El Al’s move is another sign that the historic 30 years peace between the two nations is rapidly nearing its end.

A Perilous New Year for Israel

Arutz Sheva reported Sunday, “The president’s refusal to meet Netanyahu during the prime minister’s visit to New York next week was officially ascribed to ‘scheduling’ problems. It would be the first time ever that an American president has not met with a visiting Israeli prime minister.” History is being made—not the kind that Israel appreciates, however.

While in the United States, the Israeli prime minister will also be on a campaign to hopefully galvanize American support for more decisive action against Iran. Whether or not Israel will opt for a unilateral strike against Iran without America’s support is the big question, as Israeli officials continue to warn that time is running out in the race to stop Iran from going nuclear.

Israeli officials have made it clear that they will act with or without American support, if it is deemed necessary to protect their country.
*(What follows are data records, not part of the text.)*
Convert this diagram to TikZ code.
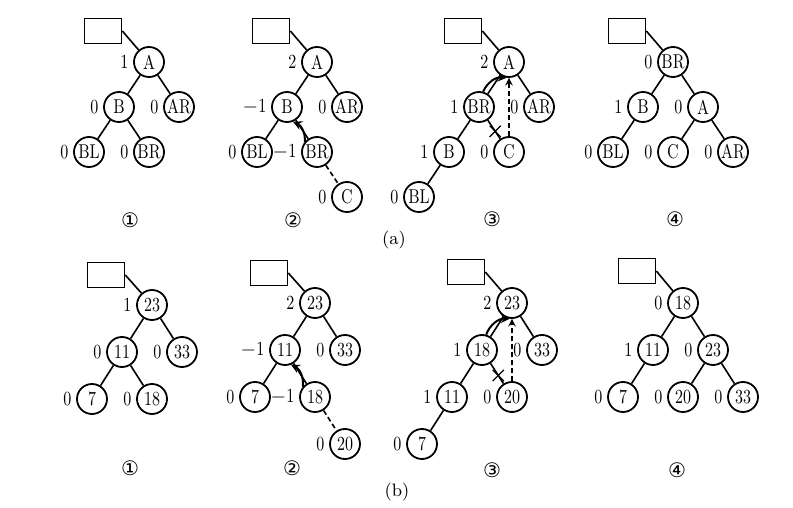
\documentclass[tikz,border=0pt]{standalone}
\usepackage{fontspec}
\newfontfamily\circfont{DejaVu Sans}
\newfontfamily\keyfont[FakeStretch=0.8]{Latin Modern Roman}
\usetikzlibrary{arrows, positioning, shapes}
\newcommand{\nodesize}{15pt}
\newcommand{\boxwidth}{18.5pt}
\newcommand{\boxheight}{12.5pt}
\tikzstyle{avl} = [% tree node
  circle,
  minimum size=\nodesize,
  inner sep=0pt,
  draw=black,
  line width=0.9pt,
  font=\keyfont\fontsize{10}{12}\selectfont
  ]
\tikzstyle{head} = [% empty head box
  rectangle,
  minimum width=\boxwidth,
  minimum height=\boxheight,
  draw=black,
  line width=0.8pt
  ]
\tikzstyle{edge} = [% tree edge
  line width=0.8pt
  ]
\tikzstyle{newedge} = [% edge to the inserted node
  line width=0.8pt,
  dash pattern=on 2.5pt off 1.5pt
  ]
\tikzstyle{turn} = [% rotation arrow
  line width=1pt,
  ->,
  >=stealth
  ]
\tikzstyle{lift} = [% dashed arrow
  line width=0.7pt,
  dash pattern=on 2.5pt off 1.5pt,
  ->,
  >=stealth
  ]
\tikzstyle{cut} = [% crossed out edge
  cross out,
  draw=black,
  line width=0.6pt,
  minimum size=5pt,
  inner sep=0pt
  ]
\tikzstyle{stage} = [% circled stage number
  font=\circfont\fontsize{10}{12}\selectfont
  ]
\tikzstyle{part} = [% part caption
  font=\small
  ]

\begin{document}
\begin{tikzpicture}[x=0.5pt, y=-0.5pt, node distance=22.5pt and 15pt, on grid,
  every label/.style={inner sep=1pt, font=\keyfont\fontsize{10}{12}\selectfont},
  label distance=1.2pt]
\useasboundingbox (0,0) rectangle (793,508);

%%% (a) stage 1
\node[avl, label=left:1] (a1A) at (149,62) {A};
\node[head] (a1H) [above left=15.5pt and 23pt of a1A] {};
\node[avl, label=left:0] (a1B) [below left=of a1A] {B};
\node[avl, label=left:0] (a1AR) [below right=of a1A] {AR};
\node[avl, label=left:0] (a1BL) [below left=of a1B] {BL};
\node[avl, label=left:0] (a1BR) [below right=of a1B] {BR};
\draw[edge] (a1H.east) -- (a1A) (a1A) -- (a1B) (a1A) -- (a1AR)
  (a1B) -- (a1BL) (a1B) -- (a1BR);
\node[stage] (a1cap) at (130,220) {①};

%%% (a) stage 2
\node[avl, label=left:2] (a2A) at (317,62) {A};
\node[head] (a2H) [above left=15.5pt and 23pt of a2A] {};
\node[avl, label=left:$-$1] (a2B) [below left=of a2A] {B};
\node[avl, label=left:0] (a2AR) [below right=of a2A] {AR};
\node[avl, label=left:0] (a2BL) [below left=of a2B] {BL};
\node[avl, label=left:$-$1] (a2BR) [below right=of a2B] {BR};
\node[avl, label=left:0] (a2C) [below right=of a2BR] {C};
\draw[edge] (a2H.east) -- (a2A) (a2A) -- (a2B) (a2A) -- (a2AR)
  (a2B) -- (a2BL) (a2B) -- (a2BR);
\draw[newedge] (a2BR) -- (a2C);
\draw[turn] (a2BR.140) to[bend right=35] (a2B.-68);
\node[stage] (a2cap) at (293,220) {②};

%%% (a) stage 3
\node[avl, label=left:2] (a3A) at (509,62) {A};
\node[head] (a3H) [above left=15.5pt and 23pt of a3A] {};
\node[avl, label=left:1] (a3BR) [below left=of a3A] {BR};
\node[avl, label=left:0] (a3AR) [below right=of a3A] {AR};
\node[avl, label=left:1] (a3B) [below left=of a3BR] {B};
\node[avl, label=left:0] (a3C) [below right=of a3BR] {C};
\node[avl, label=left:0] (a3BL) [below left=of a3B] {BL};
\draw[edge] (a3H.east) -- (a3A) (a3A) -- (a3BR) (a3A) -- (a3AR)
  (a3BR) -- (a3B) (a3B) -- (a3BL);
\draw[edge] (a3BR) -- node[cut, pos=0.6] {} (a3C);
\draw[lift] (a3C) -- (a3A);
\draw[turn] (a3BR.75) to[bend left=35] (a3A.262);
\node[stage] (a3cap) at (492,219) {③};

%%% (a) stage 4
\node[avl, label=left:0] (a4BR) at (673,62) {BR};
\node[head] (a4H) [above left=15.5pt and 23pt of a4BR] {};
\node[avl, label=left:1] (a4B) [below left=of a4BR] {B};
\node[avl, label=left:0] (a4A) [below right=of a4BR] {A};
\node[avl, label=left:0] (a4BL) [below left=of a4B] {BL};
\node[avl, label=left:0] (a4C) [below left=of a4A] {C};
\node[avl, label=left:0] (a4AR) [below right=of a4A] {AR};
\draw[edge] (a4H.east) -- (a4BR) (a4BR) -- (a4B) (a4BR) -- (a4A)
  (a4B) -- (a4BL) (a4A) -- (a4C) (a4A) -- (a4AR);
\node[stage] (a4cap) at (675,219) {④};

\node[part] (alabel) at (394,240) {(a)};

\begin{scope}[node distance=23.5pt and 15pt]
%%% (b) stage 1
\node[avl, label=left:1] (b1n23) at (152,305) {23};
\node[head] (b1H) [above left=15pt and 23pt of b1n23] {};
\node[avl, label=left:0] (b1n11) [below left=of b1n23] {11};
\node[avl, label=left:0] (b1n33) [below right=of b1n23] {33};
\node[avl, label=left:0] (b1n7) [below left=of b1n11] {7};
\node[avl, label=left:0] (b1n18) [below right=of b1n11] {18};
\draw[edge] (b1H.east) -- (b1n23) (b1n23) -- (b1n11) (b1n23) -- (b1n33)
  (b1n11) -- (b1n7) (b1n11) -- (b1n18);
\node[stage] (b1cap) at (130,468) {①};

%%% (b) stage 2
\node[avl, label=left:2] (b2n23) at (315,303) {23};
\node[head] (b2H) [above left=15pt and 23pt of b2n23] {};
\node[avl, label=left:$-$1] (b2n11) [below left=of b2n23] {11};
\node[avl, label=left:0] (b2n33) [below right=of b2n23] {33};
\node[avl, label=left:0] (b2n7) [below left=of b2n11] {7};
\node[avl, label=left:$-$1] (b2n18) [below right=of b2n11] {18};
\node[avl, label=left:0] (b2n20) [below right=of b2n18] {20};
\draw[edge] (b2H.east) -- (b2n23) (b2n23) -- (b2n11) (b2n23) -- (b2n33)
  (b2n11) -- (b2n7) (b2n11) -- (b2n18);
\draw[newedge] (b2n18) -- (b2n20);
\draw[turn] (b2n18.140) to[bend right=35] (b2n11.-68);
\node[stage] (b2cap) at (292,468) {②};

%%% (b) stage 3
\node[avl, label=left:2] (b3n23) at (512,303) {23};
\node[head] (b3H) [above left=15.5pt and 23pt of b3n23] {};
\node[avl, label=left:1] (b3n18) [below left=of b3n23] {18};
\node[avl, label=left:0] (b3n33) [below right=of b3n23] {33};
\node[avl, label=left:1] (b3n11) [below left=of b3n18] {11};
\node[avl, label=left:0] (b3n20) [below right=of b3n18] {20};
\node[avl, label=left:0] (b3n7) [below left=of b3n11] {7};
\draw[edge] (b3H.east) -- (b3n23) (b3n23) -- (b3n18) (b3n23) -- (b3n33)
  (b3n18) -- (b3n11) (b3n11) -- (b3n7);
\draw[edge] (b3n18) -- node[cut, pos=0.6] {} (b3n20);
\draw[lift] (b3n20) -- (b3n23);
\draw[turn] (b3n18.75) to[bend left=35] (b3n23.262);
\node[stage] (b3cap) at (492,470) {③};

%%% (b) stage 4
\node[avl, label=left:0] (b4n18) at (683,303) {18};
\node[head] (b4H) [above left=16pt and 23pt of b4n18] {};
\node[avl, label=left:1] (b4n11) [below left=of b4n18] {11};
\node[avl, label=left:0] (b4n23) [below right=of b4n18] {23};
\node[avl, label=left:0] (b4n7) [below left=of b4n11] {7};
\node[avl, label=left:0] (b4n20) [below left=of b4n23] {20};
\node[avl, label=left:0] (b4n33) [below right=of b4n23] {33};
\draw[edge] (b4H.east) -- (b4n18) (b4n18) -- (b4n11) (b4n18) -- (b4n23)
  (b4n11) -- (b4n7) (b4n23) -- (b4n20) (b4n23) -- (b4n33);
\node[stage] (b4cap) at (677,470) {④};
\end{scope}

\node[part] (blabel) at (397,492) {(b)};

\end{tikzpicture}
\end{document}
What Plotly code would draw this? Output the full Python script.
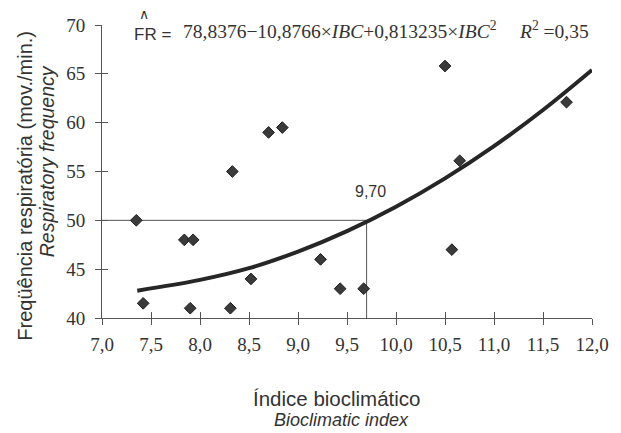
import plotly.graph_objects as go

# ---- data ----
ibc = [7.35, 7.42, 7.84, 7.93, 7.90, 8.33, 8.31, 8.52, 8.70, 8.84,
       9.23, 9.43, 9.67, 10.50, 10.65, 10.57, 11.74]
fr = [50.0, 41.5, 48.0, 48.0, 41.0, 55.0, 41.0, 44.0, 59.0, 59.5,
      46.0, 43.0, 43.0, 65.8, 56.1, 47.0, 62.1]

curve_x = [7.36, 8.0, 8.5, 9.0, 9.5, 10.0, 10.5, 11.0, 11.5, 12.0]
curve_y = [42.8, 43.9, 45.1, 46.8, 48.9, 51.4, 54.3, 57.6, 61.3, 65.4]

ref_x = 9.70
ref_y = 50.0
ref_label = "9,70"

x_ticks = [7.0, 7.5, 8.0, 8.5, 9.0, 9.5, 10.0, 10.5, 11.0, 11.5, 12.0]
x_ticklabels = ["7,0", "7,5", "8,0", "8,5", "9,0", "9,5", "10,0", "10,5", "11,0", "11,5", "12,0"]
y_ticks = [40, 45, 50, 55, 60, 65, 70]
y_ticklabels = ["40", "45", "50", "55", "60", "65", "70"]
x_range = [7.0, 12.0]
y_range = [40, 70]

equation = ("78,8376\u221210,8766\u00d7<i>IBC</i>+0,813235\u00d7<i>IBC</i><sup>2</sup>"
            "\u2003\u2009<i>R</i><sup>2</sup> =0,35")

SANS = "Liberation Sans, Arial, Helvetica, sans-serif"
SERIF = "Times New Roman, Liberation Serif, Times, DejaVu Serif, serif"
INK = "#333333"

fig = go.Figure()

# reference lines
fig.add_trace(go.Scatter(
    x=[x_range[0], ref_x, ref_x], y=[ref_y, ref_y, y_range[0]],
    mode="lines", line=dict(color="#555555", width=1),
    hoverinfo="skip", showlegend=False, cliponaxis=False))

# fitted curve
fig.add_trace(go.Scatter(
    x=curve_x, y=curve_y, mode="lines",
    line=dict(color="#262626", width=4, shape="spline", smoothing=1.0),
    showlegend=False, cliponaxis=False))

# observations
fig.add_trace(go.Scatter(
    x=ibc, y=fr, mode="markers",
    marker=dict(symbol="diamond", size=9, color="#3a3a3a",
                line=dict(color="#1e1e1e", width=1)),
    showlegend=False, cliponaxis=False))

# invisible trace for the overlay axes (inner half of the cross ticks)
fig.add_trace(go.Scatter(x=[None], y=[None], xaxis="x2", yaxis="y2",
                         mode="markers", showlegend=False, hoverinfo="skip"))

axis_common = dict(showgrid=False, zeroline=False, showline=True,
                   linecolor="#555555", linewidth=1, tickcolor="#555555",
                   tickwidth=1, ticklen=6)

L, R, T, Bm = 102, 18, 25, 115
W, H = 621, 433
PW, PH = W - L - R, H - T - Bm
B = H - Bm

fig.update_layout(
    width=W, height=H,
    margin=dict(l=L, r=R, t=T, b=Bm),
    paper_bgcolor="white", plot_bgcolor="white",
    xaxis=dict(range=x_range, tickvals=x_ticks, ticktext=x_ticklabels,
               ticks="outside", ticklabelstandoff=3,
               tickfont=dict(family=SERIF, size=19, color=INK), **axis_common),
    yaxis=dict(range=y_range, tickvals=y_ticks, ticktext=y_ticklabels,
               ticks="outside", ticklabelstandoff=6,
               tickfont=dict(family=SERIF, size=19, color=INK), **axis_common),
    xaxis2=dict(range=x_range, tickvals=x_ticks, ticks="inside",
                showticklabels=False, overlaying="x", side="bottom",
                **axis_common),
    yaxis2=dict(range=y_range, tickvals=y_ticks, ticks="inside",
                showticklabels=False, overlaying="y", side="left",
                **axis_common),
)

ann = []
# y axis titles
ann.append(dict(text="Freqüência respiratória (mov./min.)", xref="paper", yref="paper",
                x=-(L - 23) / PW, y=(B - 186) / PH, textangle=-90,
                showarrow=False, xanchor="center", yanchor="middle",
                font=dict(family=SANS, size=20, color=INK)))
ann.append(dict(text="<i>Respiratory frequency</i>", xref="paper", yref="paper",
                x=-(L - 46) / PW, y=(B - 161) / PH, textangle=-90,
                showarrow=False, xanchor="center", yanchor="middle",
                font=dict(family=SANS, size=19.5, color=INK)))
# x axis titles
ann.append(dict(text="Índice bioclimático", xref="paper", yref="paper",
                x=(342 - L) / PW, y=-(398 - B) / PH,
                showarrow=False, xanchor="center", yanchor="middle",
                font=dict(family=SANS, size=20.5, color=INK)))
ann.append(dict(text="<i>Bioclimatic index</i>", xref="paper", yref="paper",
                x=(347 - L) / PW, y=-(432 - B) / PH,
                showarrow=False, xanchor="center", yanchor="bottom",
                font=dict(family=SANS, size=18, color=INK)))
# reference value label
ann.append(dict(text=ref_label, x=ref_x, y=ref_y, xref="x", yref="y",
                showarrow=False, xanchor="center", yanchor="bottom",
                xshift=4, yshift=18,
                font=dict(family=SANS, size=16, color=INK)))
# equation
ann.append(dict(text="FR =", xref="paper", yref="paper",
                x=(133 - L) / PW, y=(B - 34) / PH,
                showarrow=False, xanchor="left", yanchor="middle",
                font=dict(family=SANS, size=17, color=INK)))
ann.append(dict(text="\u2227", xref="paper", yref="paper",
                x=(145 - L) / PW, y=(B - 14) / PH,
                showarrow=False, xanchor="center", yanchor="middle",
                font=dict(family=SANS, size=14, color=INK)))
ann.append(dict(text=equation, xref="paper", yref="paper",
                x=(183 - L) / PW, y=(B - 30) / PH,
                showarrow=False, xanchor="left", yanchor="middle",
                font=dict(family=SERIF, size=19.5, color=INK)))

fig.update_layout(annotations=ann)
fig.write_html("out.html",
               config={"displayModeBar": False},
               post_script="document.body.style.margin='0';"
                           "document.body.style.overflow='hidden';")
But with Hezbollah to the north and Hamas and an increasingly unfriendly Egypt to the south, the odds seem stacked against Israel. Any strike on Iran could spark an outbreak of violence against Israel from virtually all sides.

“Appalling as these consequences might be, however, a nuclear-armed Iran, arguably the most significant terrorist state in the world and which regularly issues threats to annihilate Israel, would be a far worse prospect,” Melanie Phillips wrote. “If America were to join such an attack, however, the terrible risks to Israel would be lessened and the likelihood of destroying Iran’s nuclear program significantly higher” (September 11).

For such a small, isolated and endlessly persecuted country, it is easy to see why Israel earnestly desires American support. Its once best and strongest ally could change the whole situation if it decided to step into the fray.

But, “after Israel had all but said it would refrain from attacking Iran’s nuclear plants if only the president would draw a ‘red line’ in negotiations by threatening force if they failed, Obama had refused on the risible grounds that, according to Hillary Clinton, negotiations were ‘the best approach,’” Melanie Phillips continued.

In response, Netanyahu made a rather pointed speech aimed at the United States’ refusal to draw those red lines.

“The world tells Israel, ‘Wait. There’s still time,’” Netanyahu said last Tuesday. “And I say: ‘Wait for what? Wait until when?’ Those in the international community who refuse to put red lines before Iran don’t have a moral right to place a red light before Israel.”

The prime minister went on to say: “If Iran knows that there is no deadline, what will it do? Exactly what it’s doing. It’s continuing, without any interference, towards obtaining nuclear weapons capability and from there, nuclear bombs.”

This unprecedented harsh criticism against the United States is likely what sparked Obama’s “scheduling conflict” that might prevent him from meeting with Netanyahu.

After Netanyahu’s shot at Washington in that manner, U.S. Department of State spokeswoman Victoria Nuland retorted that such public spats between the two nations weren’t helpful in solving the Iranian problem. But as Melanie Phillips pointed out, there could hardly be a more public snub than Obama’s refusal to meet with Netanyahu.

This snub is especially strong considering that President Obama is more than happy to host other leaders like Egyptian President Mohammed Morsi, right there in the White House. Now, there is some chance that he will put that off in light of all the problems that we see exploding in the Middle East. But still, what a stark difference between this traditional ally in Israel and some of the others that the White House is quite happy to host.

“Not since its birth six decades ago has Israel been so cast adrift by its closest ally,” Charles Krauthammer wrote for the Washington Post last Friday.

“The Obama policy is a double game: a rhetorical commitment to stopping Iran, yet real-life actions that everyone understands will allow Iran to go nuclear,” he wrote. “Yet at the same time that it does nothing, the administration warns Israel sternly, repeatedly, publicly, even threateningly not to strike the Iranian nuclear program. With zero prospect of his policy succeeding, Obama insists on Israeli inaction, even as Iran races to close the window of opportunity for any successful attack.”